* STORED RECORDS:
— Start —
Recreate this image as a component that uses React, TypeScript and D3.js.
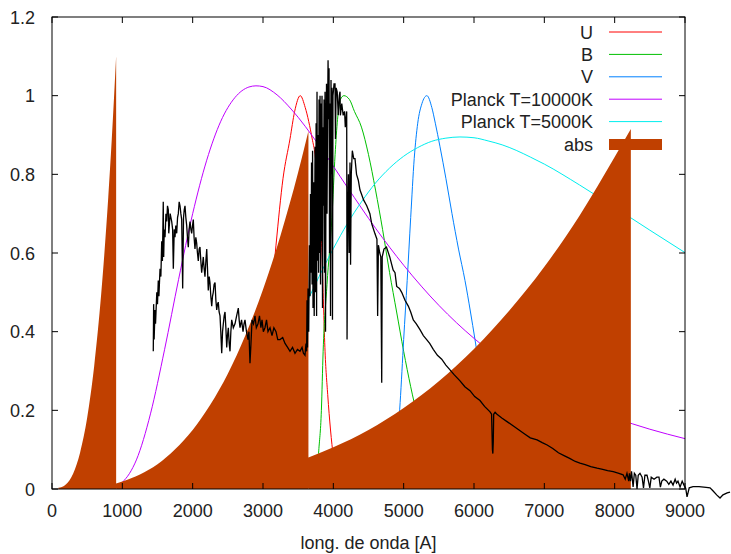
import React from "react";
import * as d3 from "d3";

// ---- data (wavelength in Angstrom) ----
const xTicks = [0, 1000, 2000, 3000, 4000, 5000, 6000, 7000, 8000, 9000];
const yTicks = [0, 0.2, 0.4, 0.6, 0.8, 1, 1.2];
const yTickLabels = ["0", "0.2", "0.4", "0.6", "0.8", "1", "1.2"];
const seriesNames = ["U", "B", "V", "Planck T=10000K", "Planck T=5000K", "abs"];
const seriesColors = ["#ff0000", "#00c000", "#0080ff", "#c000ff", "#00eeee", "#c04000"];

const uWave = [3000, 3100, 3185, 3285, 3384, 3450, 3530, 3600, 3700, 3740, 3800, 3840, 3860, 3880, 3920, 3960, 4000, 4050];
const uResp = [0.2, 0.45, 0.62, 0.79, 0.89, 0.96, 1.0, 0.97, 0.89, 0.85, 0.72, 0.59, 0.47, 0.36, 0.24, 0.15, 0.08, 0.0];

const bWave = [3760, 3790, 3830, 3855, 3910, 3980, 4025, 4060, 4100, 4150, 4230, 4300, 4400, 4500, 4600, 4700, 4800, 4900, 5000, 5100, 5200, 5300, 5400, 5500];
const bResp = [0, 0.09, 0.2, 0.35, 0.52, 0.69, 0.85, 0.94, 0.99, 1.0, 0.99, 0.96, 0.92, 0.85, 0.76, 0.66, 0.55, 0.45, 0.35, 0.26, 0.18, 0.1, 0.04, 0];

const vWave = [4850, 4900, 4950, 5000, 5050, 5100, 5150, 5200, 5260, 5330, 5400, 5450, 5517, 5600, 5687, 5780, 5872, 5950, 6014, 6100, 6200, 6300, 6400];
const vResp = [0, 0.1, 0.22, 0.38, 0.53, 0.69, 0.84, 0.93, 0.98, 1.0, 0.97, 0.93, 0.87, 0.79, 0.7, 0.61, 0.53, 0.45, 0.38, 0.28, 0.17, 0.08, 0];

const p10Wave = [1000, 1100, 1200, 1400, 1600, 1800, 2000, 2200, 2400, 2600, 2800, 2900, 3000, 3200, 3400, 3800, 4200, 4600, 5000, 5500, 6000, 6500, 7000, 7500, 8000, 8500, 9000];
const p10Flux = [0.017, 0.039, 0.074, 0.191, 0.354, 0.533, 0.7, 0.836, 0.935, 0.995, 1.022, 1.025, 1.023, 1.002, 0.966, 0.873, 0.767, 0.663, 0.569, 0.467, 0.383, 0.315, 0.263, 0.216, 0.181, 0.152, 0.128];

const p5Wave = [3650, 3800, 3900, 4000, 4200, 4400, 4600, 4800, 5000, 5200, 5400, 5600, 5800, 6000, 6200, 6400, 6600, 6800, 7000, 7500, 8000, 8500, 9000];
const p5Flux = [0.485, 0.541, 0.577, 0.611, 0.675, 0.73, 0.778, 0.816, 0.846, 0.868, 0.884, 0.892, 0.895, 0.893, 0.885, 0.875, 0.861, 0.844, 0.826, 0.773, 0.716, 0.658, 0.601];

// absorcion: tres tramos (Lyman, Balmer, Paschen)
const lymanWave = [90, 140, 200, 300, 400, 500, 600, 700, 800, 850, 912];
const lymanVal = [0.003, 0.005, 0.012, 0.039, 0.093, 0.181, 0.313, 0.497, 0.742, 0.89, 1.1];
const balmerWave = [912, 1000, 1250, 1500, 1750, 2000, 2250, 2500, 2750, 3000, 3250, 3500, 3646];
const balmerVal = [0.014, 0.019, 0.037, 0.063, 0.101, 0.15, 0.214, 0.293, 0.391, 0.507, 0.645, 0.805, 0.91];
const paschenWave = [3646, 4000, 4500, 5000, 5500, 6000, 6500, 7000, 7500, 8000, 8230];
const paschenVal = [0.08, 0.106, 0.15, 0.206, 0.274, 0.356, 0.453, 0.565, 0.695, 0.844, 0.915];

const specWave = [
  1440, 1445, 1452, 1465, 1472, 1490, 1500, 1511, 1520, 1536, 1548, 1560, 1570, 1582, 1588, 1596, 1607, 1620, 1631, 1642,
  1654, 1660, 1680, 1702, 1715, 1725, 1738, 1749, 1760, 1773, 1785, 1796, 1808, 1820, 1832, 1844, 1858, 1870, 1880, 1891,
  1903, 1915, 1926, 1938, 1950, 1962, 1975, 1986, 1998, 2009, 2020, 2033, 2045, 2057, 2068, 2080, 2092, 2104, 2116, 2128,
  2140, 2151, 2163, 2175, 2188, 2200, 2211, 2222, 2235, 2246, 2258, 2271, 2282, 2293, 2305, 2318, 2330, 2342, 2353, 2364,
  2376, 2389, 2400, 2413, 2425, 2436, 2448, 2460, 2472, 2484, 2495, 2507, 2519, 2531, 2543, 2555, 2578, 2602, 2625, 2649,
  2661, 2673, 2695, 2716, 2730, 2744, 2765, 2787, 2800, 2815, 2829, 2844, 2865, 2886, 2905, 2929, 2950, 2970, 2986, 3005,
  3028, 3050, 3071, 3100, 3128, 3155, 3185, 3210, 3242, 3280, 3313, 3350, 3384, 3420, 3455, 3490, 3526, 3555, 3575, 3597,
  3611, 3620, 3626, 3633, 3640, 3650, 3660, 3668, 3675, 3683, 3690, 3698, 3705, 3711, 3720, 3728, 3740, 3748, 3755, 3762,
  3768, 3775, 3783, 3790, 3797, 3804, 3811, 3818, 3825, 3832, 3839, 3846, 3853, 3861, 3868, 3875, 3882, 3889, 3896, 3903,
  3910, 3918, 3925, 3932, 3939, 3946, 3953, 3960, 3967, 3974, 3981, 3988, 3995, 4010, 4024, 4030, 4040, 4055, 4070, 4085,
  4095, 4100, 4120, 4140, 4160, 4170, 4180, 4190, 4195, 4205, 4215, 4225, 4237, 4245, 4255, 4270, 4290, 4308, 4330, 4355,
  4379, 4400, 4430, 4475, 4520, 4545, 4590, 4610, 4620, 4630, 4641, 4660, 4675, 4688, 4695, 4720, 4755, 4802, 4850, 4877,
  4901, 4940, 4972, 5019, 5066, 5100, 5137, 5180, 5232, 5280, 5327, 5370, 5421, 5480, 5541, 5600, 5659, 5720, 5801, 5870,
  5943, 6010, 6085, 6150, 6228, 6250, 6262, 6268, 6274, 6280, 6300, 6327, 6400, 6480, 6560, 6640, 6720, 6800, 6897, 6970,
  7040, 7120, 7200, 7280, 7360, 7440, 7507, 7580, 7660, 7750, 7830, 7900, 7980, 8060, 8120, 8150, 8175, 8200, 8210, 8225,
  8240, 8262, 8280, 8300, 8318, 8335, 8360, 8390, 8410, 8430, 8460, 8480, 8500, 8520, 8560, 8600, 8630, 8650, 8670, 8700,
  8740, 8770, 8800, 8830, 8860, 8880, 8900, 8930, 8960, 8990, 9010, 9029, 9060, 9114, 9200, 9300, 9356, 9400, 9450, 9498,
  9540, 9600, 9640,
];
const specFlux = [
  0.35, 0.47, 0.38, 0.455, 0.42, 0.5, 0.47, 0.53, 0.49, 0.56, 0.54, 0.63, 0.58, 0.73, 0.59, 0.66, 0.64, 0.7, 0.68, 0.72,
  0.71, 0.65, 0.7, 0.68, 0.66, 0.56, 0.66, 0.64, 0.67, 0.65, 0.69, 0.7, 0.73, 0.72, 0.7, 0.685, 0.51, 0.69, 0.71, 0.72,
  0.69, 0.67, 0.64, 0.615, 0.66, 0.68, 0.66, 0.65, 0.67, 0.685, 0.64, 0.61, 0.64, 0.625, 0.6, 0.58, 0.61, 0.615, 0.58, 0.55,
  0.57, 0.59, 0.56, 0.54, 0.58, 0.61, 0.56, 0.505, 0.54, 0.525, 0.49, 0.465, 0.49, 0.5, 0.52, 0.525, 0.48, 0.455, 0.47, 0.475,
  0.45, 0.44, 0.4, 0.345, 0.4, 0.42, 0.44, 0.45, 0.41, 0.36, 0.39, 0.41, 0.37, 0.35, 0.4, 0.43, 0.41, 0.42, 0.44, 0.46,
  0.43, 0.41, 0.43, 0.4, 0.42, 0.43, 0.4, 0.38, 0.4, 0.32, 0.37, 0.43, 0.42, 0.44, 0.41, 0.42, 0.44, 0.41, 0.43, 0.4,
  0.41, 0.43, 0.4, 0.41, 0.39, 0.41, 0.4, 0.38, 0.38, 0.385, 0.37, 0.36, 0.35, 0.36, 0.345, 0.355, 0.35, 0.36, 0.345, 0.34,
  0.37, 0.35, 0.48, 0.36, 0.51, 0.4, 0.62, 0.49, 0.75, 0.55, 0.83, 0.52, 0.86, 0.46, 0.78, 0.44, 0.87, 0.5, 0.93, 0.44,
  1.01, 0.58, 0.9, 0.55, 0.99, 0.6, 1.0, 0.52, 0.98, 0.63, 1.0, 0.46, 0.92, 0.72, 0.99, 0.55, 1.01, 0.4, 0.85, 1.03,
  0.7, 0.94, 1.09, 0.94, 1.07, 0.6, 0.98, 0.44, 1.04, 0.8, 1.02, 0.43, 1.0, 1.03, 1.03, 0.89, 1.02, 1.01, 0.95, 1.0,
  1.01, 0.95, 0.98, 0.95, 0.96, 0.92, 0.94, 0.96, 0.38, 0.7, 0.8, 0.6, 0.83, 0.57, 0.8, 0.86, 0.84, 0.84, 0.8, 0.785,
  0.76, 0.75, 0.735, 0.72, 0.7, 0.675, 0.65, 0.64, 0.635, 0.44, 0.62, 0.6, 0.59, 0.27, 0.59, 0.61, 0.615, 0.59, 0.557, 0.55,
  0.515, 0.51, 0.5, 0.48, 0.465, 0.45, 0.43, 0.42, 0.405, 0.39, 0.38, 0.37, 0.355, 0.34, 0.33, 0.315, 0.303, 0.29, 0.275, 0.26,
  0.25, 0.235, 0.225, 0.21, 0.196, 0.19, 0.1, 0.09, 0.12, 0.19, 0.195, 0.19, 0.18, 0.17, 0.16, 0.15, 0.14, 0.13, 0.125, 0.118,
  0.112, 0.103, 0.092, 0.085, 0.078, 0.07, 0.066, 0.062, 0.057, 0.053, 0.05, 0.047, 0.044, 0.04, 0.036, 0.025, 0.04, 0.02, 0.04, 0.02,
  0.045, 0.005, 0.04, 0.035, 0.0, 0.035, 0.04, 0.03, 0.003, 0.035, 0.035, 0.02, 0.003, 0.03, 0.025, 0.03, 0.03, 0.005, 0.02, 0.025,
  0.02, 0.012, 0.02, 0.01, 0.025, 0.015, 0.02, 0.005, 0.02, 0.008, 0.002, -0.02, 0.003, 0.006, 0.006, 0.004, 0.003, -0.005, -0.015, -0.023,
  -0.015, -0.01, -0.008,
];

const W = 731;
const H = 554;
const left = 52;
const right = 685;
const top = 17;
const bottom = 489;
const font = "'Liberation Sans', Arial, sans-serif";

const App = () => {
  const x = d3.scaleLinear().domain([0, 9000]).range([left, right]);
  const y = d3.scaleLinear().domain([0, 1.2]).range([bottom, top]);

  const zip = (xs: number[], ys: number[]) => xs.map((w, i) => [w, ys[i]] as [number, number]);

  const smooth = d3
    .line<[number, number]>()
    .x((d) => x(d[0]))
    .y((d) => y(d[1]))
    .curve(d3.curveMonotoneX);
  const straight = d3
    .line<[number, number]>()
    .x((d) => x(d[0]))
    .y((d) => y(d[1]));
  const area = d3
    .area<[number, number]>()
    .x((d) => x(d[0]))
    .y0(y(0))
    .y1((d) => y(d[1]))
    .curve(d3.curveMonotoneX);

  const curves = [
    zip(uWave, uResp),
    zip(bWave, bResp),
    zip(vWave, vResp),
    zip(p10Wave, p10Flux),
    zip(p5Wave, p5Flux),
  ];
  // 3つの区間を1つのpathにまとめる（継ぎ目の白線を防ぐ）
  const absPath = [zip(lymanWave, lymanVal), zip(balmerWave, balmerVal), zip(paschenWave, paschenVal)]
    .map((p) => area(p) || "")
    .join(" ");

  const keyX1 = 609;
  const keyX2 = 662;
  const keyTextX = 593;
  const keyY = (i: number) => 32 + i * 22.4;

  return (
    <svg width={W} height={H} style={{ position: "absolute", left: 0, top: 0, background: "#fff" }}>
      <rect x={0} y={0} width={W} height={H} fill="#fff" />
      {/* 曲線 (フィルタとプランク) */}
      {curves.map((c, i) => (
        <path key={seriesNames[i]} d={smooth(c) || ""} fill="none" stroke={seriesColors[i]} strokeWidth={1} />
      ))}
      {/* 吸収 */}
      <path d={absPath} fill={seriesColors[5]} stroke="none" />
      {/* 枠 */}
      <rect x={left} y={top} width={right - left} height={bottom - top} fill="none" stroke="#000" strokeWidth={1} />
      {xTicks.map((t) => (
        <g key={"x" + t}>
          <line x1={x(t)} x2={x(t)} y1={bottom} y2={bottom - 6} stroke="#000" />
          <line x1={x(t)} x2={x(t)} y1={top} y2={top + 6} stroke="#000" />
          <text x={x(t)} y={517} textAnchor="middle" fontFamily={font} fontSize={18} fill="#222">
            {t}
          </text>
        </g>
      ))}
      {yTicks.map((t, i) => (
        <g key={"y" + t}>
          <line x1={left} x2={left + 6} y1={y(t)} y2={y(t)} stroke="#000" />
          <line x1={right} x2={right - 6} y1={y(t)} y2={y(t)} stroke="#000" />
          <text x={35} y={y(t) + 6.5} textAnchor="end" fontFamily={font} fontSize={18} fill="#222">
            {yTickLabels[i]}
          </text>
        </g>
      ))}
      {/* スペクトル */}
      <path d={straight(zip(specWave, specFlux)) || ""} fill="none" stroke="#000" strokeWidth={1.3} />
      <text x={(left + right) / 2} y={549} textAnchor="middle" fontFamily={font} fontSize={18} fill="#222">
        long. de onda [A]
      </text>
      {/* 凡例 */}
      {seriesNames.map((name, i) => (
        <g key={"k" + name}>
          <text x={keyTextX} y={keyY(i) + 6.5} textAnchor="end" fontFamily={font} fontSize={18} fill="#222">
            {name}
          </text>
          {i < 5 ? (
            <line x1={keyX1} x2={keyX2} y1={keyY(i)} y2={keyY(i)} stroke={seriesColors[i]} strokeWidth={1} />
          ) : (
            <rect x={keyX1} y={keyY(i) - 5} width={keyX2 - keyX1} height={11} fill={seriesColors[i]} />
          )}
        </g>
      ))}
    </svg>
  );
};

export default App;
— End —
— Start —
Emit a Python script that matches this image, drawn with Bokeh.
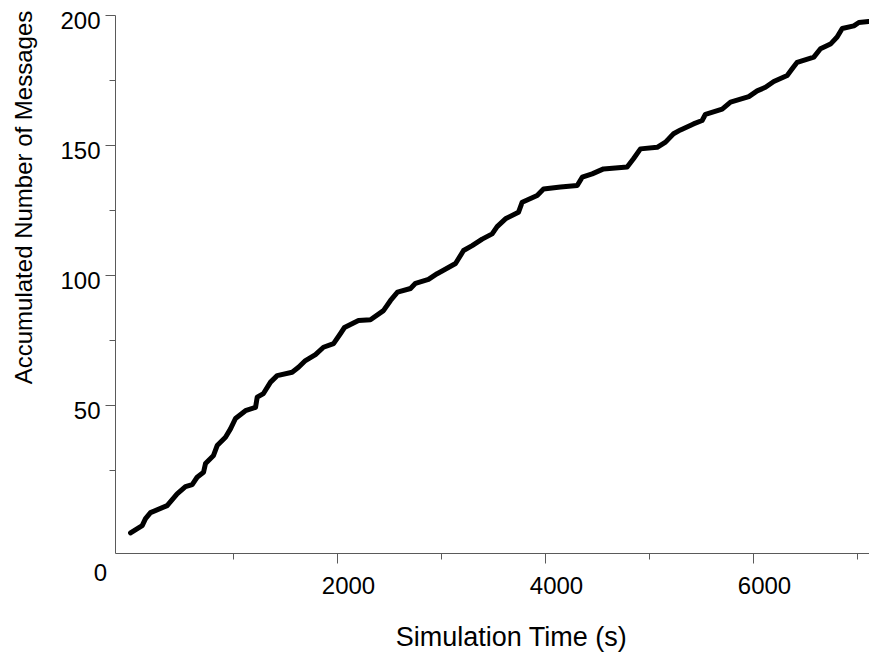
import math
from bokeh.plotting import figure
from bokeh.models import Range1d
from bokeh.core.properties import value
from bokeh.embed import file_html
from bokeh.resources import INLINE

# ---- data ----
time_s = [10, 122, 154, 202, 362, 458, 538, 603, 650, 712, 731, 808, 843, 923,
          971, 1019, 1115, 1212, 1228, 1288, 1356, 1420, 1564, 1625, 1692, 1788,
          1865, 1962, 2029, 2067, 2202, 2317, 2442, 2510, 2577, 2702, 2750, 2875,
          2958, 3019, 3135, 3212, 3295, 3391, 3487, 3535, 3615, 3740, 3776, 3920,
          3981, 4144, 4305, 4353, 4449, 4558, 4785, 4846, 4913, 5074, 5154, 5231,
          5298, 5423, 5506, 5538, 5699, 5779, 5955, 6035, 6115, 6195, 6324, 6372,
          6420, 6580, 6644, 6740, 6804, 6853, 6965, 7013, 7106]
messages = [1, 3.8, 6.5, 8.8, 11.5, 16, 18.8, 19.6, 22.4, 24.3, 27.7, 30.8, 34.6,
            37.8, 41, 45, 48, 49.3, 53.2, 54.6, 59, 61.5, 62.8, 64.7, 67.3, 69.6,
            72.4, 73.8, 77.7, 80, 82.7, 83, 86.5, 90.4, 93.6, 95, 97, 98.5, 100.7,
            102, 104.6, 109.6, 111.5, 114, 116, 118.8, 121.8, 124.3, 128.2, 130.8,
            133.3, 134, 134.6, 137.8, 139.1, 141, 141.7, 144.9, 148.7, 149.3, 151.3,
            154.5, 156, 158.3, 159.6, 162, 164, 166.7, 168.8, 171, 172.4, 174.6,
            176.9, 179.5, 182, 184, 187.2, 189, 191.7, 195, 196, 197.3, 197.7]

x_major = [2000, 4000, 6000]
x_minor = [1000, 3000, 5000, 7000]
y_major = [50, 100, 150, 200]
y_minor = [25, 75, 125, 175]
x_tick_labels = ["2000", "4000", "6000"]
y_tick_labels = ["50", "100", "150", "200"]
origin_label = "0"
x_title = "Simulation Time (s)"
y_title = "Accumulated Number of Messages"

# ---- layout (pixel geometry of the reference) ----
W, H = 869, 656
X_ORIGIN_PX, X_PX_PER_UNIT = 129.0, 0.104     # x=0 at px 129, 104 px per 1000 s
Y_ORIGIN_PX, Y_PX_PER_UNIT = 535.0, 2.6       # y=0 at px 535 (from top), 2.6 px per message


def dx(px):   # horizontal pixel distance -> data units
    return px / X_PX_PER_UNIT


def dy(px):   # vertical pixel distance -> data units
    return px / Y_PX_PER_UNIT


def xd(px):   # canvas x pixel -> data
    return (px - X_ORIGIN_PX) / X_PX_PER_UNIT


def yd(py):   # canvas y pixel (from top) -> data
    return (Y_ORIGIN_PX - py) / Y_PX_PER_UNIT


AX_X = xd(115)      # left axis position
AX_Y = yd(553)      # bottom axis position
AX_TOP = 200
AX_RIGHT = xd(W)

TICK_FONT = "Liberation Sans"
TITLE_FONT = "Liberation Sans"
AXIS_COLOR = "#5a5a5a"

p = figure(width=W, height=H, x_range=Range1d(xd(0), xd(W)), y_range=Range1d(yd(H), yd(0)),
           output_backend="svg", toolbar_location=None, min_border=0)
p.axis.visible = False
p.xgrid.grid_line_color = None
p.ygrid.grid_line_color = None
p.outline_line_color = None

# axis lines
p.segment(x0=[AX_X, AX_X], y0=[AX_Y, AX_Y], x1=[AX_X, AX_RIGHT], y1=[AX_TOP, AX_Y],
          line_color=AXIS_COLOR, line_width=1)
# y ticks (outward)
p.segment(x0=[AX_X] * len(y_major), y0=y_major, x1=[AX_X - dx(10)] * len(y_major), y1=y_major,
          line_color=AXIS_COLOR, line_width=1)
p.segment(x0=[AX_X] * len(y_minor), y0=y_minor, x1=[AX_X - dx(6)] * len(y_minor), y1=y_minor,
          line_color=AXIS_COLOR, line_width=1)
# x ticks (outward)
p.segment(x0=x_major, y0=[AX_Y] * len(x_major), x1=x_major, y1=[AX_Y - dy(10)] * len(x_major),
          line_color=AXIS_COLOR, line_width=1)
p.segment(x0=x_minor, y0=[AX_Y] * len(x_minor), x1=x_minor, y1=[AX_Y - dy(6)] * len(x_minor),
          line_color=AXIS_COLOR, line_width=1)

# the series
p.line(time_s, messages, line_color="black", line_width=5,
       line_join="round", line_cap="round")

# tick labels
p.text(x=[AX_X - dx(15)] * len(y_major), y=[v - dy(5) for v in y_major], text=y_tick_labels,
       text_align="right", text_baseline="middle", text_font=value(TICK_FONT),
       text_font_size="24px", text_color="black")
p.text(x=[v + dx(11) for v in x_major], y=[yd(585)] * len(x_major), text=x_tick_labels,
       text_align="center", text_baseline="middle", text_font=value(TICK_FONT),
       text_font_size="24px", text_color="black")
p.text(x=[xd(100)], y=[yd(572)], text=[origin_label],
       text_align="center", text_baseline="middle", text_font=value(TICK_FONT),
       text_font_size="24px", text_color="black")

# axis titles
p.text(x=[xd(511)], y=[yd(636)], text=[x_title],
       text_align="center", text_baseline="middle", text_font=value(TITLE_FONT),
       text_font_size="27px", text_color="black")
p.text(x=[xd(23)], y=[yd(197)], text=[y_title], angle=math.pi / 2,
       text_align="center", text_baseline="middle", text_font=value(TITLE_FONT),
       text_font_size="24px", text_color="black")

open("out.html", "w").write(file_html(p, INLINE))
— End —
— Start —
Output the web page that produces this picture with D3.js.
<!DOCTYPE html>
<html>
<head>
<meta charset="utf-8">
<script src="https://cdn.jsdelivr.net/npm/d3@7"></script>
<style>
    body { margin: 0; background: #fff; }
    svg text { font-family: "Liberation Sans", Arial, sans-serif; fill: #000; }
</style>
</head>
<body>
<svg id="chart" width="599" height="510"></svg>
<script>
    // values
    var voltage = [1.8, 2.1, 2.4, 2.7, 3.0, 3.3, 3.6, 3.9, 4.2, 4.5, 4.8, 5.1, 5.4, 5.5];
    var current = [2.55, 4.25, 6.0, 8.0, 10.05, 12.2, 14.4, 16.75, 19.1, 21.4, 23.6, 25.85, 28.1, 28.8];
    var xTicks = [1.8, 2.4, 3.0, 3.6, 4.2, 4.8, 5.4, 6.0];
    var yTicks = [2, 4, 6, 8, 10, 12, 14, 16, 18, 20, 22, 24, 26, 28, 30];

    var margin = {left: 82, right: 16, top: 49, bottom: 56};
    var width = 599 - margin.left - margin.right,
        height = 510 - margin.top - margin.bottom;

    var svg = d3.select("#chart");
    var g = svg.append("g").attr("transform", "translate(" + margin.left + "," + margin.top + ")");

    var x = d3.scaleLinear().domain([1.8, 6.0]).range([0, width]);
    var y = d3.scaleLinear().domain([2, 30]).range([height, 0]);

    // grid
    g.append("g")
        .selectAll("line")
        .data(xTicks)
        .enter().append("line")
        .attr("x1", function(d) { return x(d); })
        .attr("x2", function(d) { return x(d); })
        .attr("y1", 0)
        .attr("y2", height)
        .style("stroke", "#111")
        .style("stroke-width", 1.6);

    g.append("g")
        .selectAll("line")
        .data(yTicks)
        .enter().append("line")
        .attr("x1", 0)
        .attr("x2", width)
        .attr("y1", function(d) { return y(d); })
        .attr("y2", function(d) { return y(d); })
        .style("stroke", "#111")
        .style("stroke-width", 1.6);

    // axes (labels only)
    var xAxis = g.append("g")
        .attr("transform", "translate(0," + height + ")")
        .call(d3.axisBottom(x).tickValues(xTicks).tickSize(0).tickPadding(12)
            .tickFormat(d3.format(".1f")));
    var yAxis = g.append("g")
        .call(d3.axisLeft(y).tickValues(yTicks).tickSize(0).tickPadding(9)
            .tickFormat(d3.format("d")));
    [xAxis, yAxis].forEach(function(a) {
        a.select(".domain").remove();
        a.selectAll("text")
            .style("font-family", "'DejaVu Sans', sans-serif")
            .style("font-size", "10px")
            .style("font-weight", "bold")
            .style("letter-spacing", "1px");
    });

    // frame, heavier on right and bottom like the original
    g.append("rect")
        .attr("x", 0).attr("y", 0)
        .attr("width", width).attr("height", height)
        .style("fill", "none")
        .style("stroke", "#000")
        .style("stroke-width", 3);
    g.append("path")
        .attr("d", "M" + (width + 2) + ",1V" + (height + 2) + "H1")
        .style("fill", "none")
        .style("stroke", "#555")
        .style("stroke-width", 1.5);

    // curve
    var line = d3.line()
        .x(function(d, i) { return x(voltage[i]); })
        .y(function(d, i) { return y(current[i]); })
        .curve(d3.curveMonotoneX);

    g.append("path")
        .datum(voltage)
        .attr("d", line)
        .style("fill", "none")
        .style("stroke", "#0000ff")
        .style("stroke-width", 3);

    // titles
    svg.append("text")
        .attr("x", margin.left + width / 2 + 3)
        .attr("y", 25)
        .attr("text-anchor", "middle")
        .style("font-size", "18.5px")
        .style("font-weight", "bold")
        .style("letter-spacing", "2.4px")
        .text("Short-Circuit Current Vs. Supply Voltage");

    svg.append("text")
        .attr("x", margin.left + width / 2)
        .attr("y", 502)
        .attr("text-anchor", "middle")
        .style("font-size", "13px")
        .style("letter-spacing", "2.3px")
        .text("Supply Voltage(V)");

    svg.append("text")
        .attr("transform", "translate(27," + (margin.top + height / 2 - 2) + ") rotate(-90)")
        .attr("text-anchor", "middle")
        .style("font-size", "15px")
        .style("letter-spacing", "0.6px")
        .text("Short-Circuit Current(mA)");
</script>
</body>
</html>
— End —
Nothing but the lines from the one containing "Recreate this image" through the one containing "import * as" should be echoed, each exactly as it stands; pictures are excluded.

* ANSWER TO THE PROBLEM:
Recreate this image as a component that uses React, TypeScript and D3.js.
import React from "react";
import * as d3 from "d3";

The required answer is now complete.